Only the lines from the top of the listing below to the line that has "const x0 = 151, x1" should be echoed, with both ends kept and pictures left out.
══ MATERIAL
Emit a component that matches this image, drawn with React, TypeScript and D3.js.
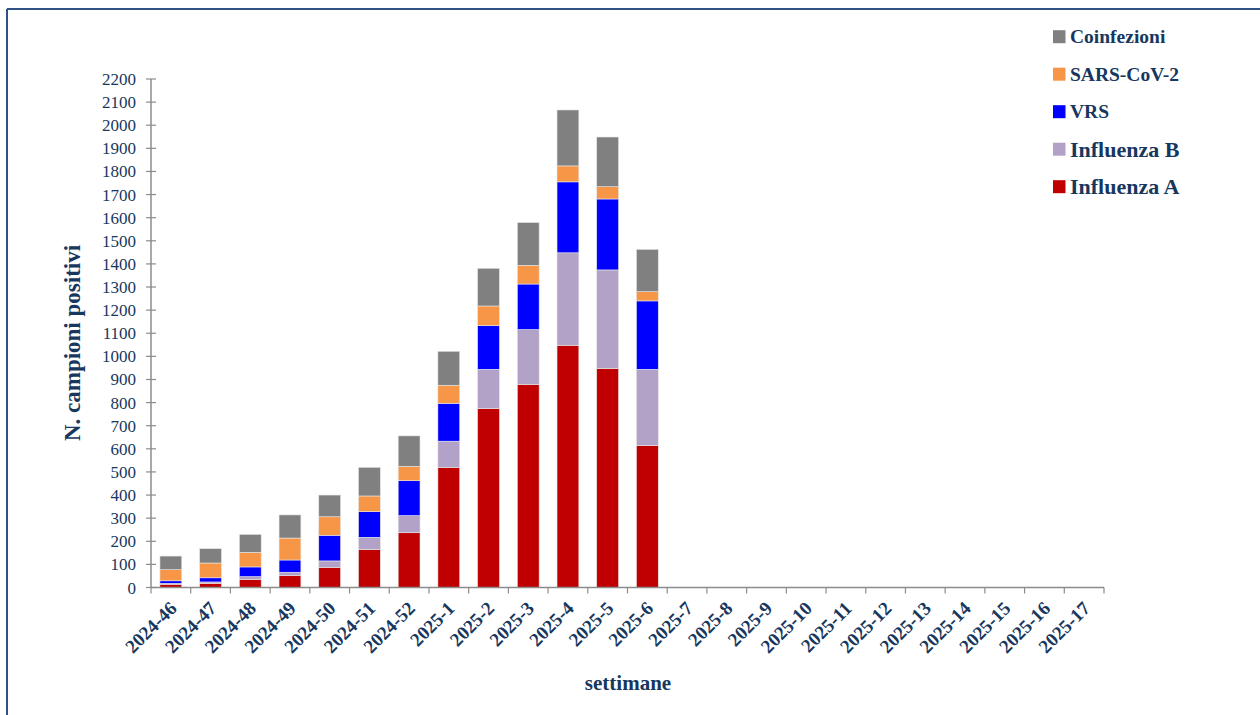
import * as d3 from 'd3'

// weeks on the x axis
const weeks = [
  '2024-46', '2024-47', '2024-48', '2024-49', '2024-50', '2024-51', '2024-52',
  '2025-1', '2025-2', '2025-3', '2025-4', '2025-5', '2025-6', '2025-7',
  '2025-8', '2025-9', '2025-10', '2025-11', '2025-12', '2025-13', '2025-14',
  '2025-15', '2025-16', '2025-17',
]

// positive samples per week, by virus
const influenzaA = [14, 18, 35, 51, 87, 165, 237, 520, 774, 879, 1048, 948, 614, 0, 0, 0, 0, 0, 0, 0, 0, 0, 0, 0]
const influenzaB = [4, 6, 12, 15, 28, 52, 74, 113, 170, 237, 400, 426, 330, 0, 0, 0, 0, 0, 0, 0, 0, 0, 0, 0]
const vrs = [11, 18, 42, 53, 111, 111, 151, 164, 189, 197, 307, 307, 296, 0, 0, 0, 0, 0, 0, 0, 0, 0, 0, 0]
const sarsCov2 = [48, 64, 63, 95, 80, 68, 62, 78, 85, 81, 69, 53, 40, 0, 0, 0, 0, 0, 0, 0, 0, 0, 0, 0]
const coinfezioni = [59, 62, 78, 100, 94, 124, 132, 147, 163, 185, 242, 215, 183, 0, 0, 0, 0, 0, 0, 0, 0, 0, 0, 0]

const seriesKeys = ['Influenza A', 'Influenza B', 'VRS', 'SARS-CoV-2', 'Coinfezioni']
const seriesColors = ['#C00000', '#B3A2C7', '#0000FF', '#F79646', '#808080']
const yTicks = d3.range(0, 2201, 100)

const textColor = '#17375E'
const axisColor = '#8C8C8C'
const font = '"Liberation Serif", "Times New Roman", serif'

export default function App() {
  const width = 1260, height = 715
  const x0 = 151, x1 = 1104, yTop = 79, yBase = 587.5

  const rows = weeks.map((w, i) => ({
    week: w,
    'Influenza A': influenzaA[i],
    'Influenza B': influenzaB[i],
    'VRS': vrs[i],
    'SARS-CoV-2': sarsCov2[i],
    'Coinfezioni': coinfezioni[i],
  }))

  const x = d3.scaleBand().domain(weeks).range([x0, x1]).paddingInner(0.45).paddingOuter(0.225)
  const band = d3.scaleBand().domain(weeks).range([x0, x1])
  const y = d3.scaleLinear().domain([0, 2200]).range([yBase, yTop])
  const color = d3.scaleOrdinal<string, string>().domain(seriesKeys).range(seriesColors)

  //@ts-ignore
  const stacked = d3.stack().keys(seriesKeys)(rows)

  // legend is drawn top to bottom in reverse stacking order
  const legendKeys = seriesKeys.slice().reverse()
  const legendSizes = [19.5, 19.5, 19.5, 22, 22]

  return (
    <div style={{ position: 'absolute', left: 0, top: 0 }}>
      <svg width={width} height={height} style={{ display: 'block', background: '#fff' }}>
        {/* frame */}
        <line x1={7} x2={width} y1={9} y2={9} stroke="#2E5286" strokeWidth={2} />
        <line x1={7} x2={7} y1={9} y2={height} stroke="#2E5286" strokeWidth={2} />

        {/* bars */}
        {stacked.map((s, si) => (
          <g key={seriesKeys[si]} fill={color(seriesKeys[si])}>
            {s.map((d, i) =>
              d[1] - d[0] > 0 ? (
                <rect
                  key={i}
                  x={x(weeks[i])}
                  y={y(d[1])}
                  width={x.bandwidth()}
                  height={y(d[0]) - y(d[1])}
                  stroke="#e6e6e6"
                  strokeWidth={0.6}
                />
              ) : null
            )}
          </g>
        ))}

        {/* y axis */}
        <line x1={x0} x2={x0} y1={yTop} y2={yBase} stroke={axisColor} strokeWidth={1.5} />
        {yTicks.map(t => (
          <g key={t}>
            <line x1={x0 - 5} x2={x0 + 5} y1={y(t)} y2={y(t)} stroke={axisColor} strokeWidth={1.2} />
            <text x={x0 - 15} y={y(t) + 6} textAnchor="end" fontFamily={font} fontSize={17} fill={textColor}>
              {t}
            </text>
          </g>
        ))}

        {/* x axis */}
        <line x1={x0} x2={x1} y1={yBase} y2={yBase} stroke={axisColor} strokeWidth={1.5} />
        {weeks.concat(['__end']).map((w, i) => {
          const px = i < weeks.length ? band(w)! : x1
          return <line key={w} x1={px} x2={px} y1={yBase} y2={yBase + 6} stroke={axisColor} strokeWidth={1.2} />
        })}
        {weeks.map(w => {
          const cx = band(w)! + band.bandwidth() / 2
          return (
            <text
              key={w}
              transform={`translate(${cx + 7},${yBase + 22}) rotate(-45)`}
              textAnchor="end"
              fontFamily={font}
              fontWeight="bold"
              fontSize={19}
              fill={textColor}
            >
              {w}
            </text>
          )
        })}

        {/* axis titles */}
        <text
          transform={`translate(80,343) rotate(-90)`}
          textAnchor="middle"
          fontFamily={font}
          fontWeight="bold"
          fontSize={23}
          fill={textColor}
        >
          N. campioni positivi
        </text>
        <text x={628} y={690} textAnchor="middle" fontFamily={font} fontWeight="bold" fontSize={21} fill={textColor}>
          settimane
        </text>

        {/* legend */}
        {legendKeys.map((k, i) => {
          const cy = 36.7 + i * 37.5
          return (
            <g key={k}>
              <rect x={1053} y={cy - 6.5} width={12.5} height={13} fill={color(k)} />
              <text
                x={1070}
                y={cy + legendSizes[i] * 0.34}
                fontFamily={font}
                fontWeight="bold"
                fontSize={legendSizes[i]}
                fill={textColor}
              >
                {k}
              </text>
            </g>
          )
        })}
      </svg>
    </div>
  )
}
════
▶ RESULT
Emit a component that matches this image, drawn with React, TypeScript and D3.js.
import * as d3 from 'd3'

// weeks on the x axis
const weeks = [
  '2024-46', '2024-47', '2024-48', '2024-49', '2024-50', '2024-51', '2024-52',
  '2025-1', '2025-2', '2025-3', '2025-4', '2025-5', '2025-6', '2025-7',
  '2025-8', '2025-9', '2025-10', '2025-11', '2025-12', '2025-13', '2025-14',
  '2025-15', '2025-16', '2025-17',
]

// positive samples per week, by virus
const influenzaA = [14, 18, 35, 51, 87, 165, 237, 520, 774, 879, 1048, 948, 614, 0, 0, 0, 0, 0, 0, 0, 0, 0, 0, 0]
const influenzaB = [4, 6, 12, 15, 28, 52, 74, 113, 170, 237, 400, 426, 330, 0, 0, 0, 0, 0, 0, 0, 0, 0, 0, 0]
const vrs = [11, 18, 42, 53, 111, 111, 151, 164, 189, 197, 307, 307, 296, 0, 0, 0, 0, 0, 0, 0, 0, 0, 0, 0]
const sarsCov2 = [48, 64, 63, 95, 80, 68, 62, 78, 85, 81, 69, 53, 40, 0, 0, 0, 0, 0, 0, 0, 0, 0, 0, 0]
const coinfezioni = [59, 62, 78, 100, 94, 124, 132, 147, 163, 185, 242, 215, 183, 0, 0, 0, 0, 0, 0, 0, 0, 0, 0, 0]

const seriesKeys = ['Influenza A', 'Influenza B', 'VRS', 'SARS-CoV-2', 'Coinfezioni']
const seriesColors = ['#C00000', '#B3A2C7', '#0000FF', '#F79646', '#808080']
const yTicks = d3.range(0, 2201, 100)

const textColor = '#17375E'
const axisColor = '#8C8C8C'
const font = '"Liberation Serif", "Times New Roman", serif'

export default function App() {
  const width = 1260, height = 715
  const x0 = 151, x1 = 1104, yTop = 79, yBase = 587.5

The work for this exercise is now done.